■ COLLECTED MATERIAL:
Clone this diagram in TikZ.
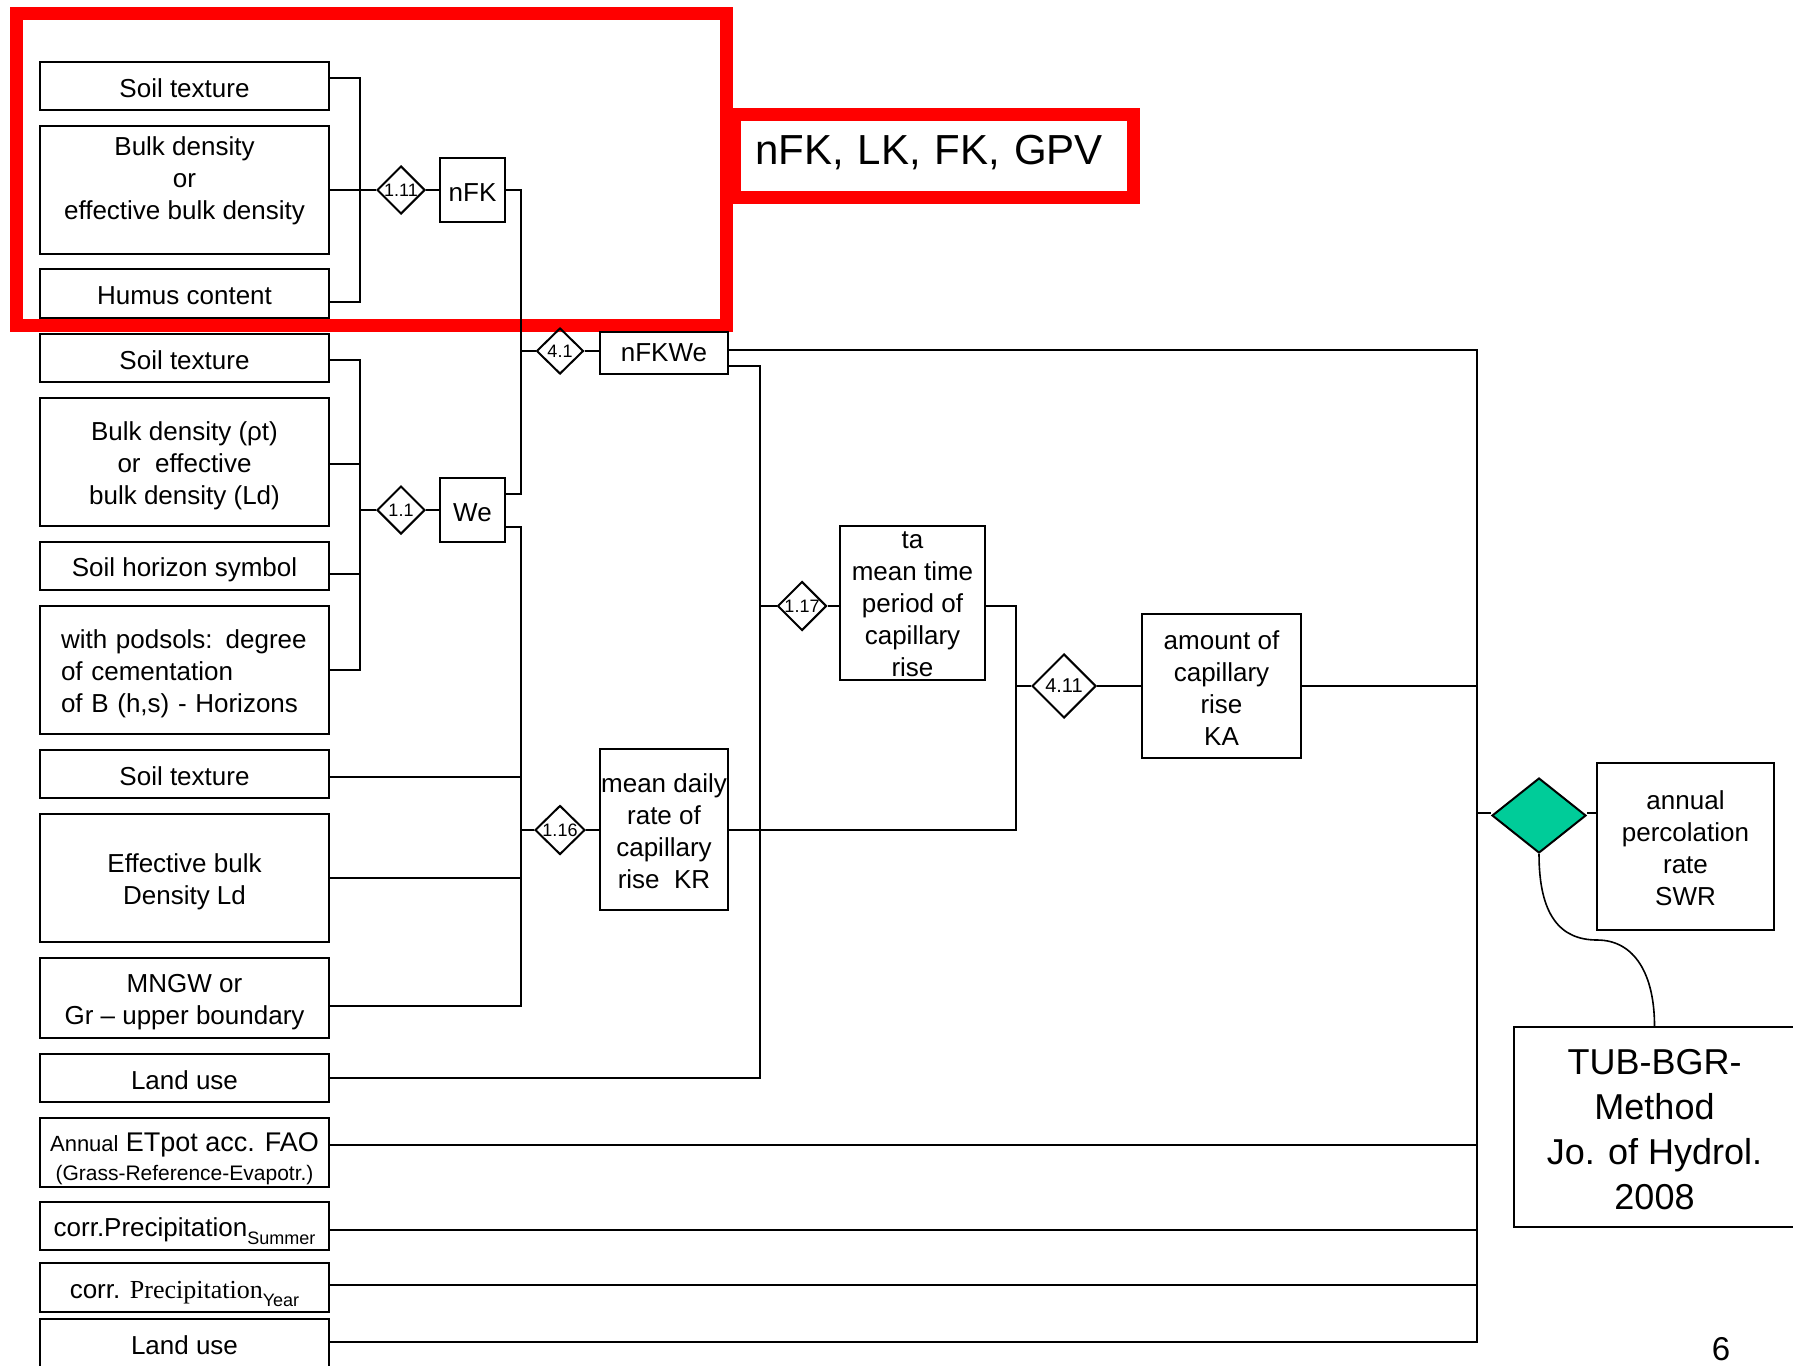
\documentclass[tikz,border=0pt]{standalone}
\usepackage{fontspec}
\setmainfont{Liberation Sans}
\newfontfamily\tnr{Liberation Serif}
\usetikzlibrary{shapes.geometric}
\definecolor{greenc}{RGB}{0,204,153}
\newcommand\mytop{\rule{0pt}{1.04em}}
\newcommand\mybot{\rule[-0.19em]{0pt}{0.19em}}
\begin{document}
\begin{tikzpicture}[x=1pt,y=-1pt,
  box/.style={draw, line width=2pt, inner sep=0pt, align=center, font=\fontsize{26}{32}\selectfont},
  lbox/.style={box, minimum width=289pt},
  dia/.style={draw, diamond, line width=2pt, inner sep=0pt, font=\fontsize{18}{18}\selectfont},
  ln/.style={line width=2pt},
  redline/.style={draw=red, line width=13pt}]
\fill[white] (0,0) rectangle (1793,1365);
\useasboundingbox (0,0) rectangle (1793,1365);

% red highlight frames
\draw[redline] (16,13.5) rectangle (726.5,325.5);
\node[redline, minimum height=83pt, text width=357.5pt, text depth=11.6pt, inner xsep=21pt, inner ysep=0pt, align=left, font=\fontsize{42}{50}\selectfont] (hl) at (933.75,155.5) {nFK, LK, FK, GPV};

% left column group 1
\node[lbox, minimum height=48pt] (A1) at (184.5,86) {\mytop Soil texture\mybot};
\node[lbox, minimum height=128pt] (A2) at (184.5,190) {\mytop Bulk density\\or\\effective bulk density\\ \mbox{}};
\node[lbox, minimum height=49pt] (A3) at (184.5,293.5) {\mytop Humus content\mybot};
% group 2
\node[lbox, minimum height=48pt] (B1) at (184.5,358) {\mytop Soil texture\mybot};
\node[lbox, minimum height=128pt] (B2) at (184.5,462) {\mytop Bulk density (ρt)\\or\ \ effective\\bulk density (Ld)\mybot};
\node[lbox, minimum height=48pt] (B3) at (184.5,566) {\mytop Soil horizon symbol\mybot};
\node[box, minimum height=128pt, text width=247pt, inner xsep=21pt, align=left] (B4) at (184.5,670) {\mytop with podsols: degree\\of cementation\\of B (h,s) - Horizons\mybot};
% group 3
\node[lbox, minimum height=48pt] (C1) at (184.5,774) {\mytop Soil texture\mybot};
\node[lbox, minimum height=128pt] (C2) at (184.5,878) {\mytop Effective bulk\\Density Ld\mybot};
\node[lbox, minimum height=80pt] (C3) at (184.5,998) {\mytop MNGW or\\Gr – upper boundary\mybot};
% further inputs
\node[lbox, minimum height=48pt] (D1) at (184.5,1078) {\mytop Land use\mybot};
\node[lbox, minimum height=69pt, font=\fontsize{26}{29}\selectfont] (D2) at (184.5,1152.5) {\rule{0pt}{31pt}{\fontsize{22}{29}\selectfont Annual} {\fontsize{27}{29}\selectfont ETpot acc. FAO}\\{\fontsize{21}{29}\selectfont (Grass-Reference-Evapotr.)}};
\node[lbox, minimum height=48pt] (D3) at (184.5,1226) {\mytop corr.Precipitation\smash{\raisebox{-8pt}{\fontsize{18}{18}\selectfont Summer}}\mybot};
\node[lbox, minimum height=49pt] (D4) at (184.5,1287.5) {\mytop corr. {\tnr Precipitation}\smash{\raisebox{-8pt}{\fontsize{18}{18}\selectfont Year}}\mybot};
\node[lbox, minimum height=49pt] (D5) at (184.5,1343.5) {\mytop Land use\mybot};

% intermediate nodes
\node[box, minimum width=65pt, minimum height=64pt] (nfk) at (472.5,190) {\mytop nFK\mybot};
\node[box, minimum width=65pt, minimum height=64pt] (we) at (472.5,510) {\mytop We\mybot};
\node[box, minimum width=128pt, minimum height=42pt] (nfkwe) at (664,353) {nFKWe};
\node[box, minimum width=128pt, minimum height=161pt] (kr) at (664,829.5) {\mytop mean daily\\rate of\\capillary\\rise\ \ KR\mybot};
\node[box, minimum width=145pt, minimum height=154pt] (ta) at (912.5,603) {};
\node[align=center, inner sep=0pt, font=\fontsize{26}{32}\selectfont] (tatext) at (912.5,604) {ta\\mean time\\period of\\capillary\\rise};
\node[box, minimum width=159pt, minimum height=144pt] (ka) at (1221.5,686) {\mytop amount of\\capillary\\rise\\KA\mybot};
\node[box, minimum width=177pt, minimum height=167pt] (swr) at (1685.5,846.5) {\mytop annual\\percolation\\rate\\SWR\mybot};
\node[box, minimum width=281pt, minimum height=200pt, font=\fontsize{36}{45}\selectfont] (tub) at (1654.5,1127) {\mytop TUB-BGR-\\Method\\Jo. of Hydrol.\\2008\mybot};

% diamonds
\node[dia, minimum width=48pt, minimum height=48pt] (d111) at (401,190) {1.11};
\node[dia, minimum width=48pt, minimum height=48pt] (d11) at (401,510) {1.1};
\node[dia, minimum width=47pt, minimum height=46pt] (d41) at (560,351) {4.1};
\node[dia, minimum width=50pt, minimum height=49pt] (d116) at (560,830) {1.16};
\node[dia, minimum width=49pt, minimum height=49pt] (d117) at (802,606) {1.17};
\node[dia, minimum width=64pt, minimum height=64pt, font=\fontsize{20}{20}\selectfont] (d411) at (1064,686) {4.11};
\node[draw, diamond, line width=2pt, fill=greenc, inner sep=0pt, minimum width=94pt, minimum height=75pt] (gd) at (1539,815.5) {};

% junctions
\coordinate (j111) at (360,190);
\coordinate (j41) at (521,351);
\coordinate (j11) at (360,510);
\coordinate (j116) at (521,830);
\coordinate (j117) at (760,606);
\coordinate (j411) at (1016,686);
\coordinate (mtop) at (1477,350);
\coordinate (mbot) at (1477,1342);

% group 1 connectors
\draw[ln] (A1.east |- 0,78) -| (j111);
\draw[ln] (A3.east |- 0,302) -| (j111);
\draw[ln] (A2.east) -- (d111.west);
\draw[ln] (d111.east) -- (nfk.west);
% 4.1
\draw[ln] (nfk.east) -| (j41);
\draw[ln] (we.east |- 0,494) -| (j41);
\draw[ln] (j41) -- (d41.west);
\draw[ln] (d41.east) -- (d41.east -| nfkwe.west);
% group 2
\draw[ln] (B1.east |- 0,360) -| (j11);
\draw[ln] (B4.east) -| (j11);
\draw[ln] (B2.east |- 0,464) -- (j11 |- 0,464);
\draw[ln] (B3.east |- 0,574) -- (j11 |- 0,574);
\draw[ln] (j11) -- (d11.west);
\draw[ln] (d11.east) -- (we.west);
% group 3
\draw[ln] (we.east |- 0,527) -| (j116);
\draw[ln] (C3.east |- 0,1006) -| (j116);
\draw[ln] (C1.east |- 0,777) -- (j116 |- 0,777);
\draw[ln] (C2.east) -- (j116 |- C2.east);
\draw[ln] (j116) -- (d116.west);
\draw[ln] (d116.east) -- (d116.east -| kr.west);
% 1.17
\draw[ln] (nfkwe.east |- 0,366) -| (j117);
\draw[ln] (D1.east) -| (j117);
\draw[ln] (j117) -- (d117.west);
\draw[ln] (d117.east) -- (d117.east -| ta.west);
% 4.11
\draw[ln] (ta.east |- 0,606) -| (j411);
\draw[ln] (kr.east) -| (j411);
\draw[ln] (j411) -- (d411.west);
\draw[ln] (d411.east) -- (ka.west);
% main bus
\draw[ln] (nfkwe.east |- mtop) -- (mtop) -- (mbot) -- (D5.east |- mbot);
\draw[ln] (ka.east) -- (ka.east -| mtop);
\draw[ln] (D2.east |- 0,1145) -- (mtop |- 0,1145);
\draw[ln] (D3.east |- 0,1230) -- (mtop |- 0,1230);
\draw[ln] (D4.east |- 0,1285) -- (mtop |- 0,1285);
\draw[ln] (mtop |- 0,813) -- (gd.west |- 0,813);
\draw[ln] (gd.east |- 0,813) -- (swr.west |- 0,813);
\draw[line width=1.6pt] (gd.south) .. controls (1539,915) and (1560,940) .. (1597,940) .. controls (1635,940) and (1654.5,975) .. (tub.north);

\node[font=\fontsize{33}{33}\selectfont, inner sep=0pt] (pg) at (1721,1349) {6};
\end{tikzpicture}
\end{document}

■ THE REQUEST:
Pictures are excluded; extract exactly the lines from the start of the data through the line that holds "minimum height=83pt, text", both ends included.

■ SOLUTION FOR THIS EXERCISE:
Clone this diagram in TikZ.
\documentclass[tikz,border=0pt]{standalone}
\usepackage{fontspec}
\setmainfont{Liberation Sans}
\newfontfamily\tnr{Liberation Serif}
\usetikzlibrary{shapes.geometric}
\definecolor{greenc}{RGB}{0,204,153}
\newcommand\mytop{\rule{0pt}{1.04em}}
\newcommand\mybot{\rule[-0.19em]{0pt}{0.19em}}
\begin{document}
\begin{tikzpicture}[x=1pt,y=-1pt,
  box/.style={draw, line width=2pt, inner sep=0pt, align=center, font=\fontsize{26}{32}\selectfont},
  lbox/.style={box, minimum width=289pt},
  dia/.style={draw, diamond, line width=2pt, inner sep=0pt, font=\fontsize{18}{18}\selectfont},
  ln/.style={line width=2pt},
  redline/.style={draw=red, line width=13pt}]
\fill[white] (0,0) rectangle (1793,1365);
\useasboundingbox (0,0) rectangle (1793,1365);

% red highlight frames
\draw[redline] (16,13.5) rectangle (726.5,325.5);
\node[redline, minimum height=83pt, text width=357.5pt, text depth=11.6pt, inner xsep=21pt, inner ysep=0pt, align=left, font=\fontsize{42}{50}\selectfont] (hl) at (933.75,155.5) {nFK, LK, FK, GPV};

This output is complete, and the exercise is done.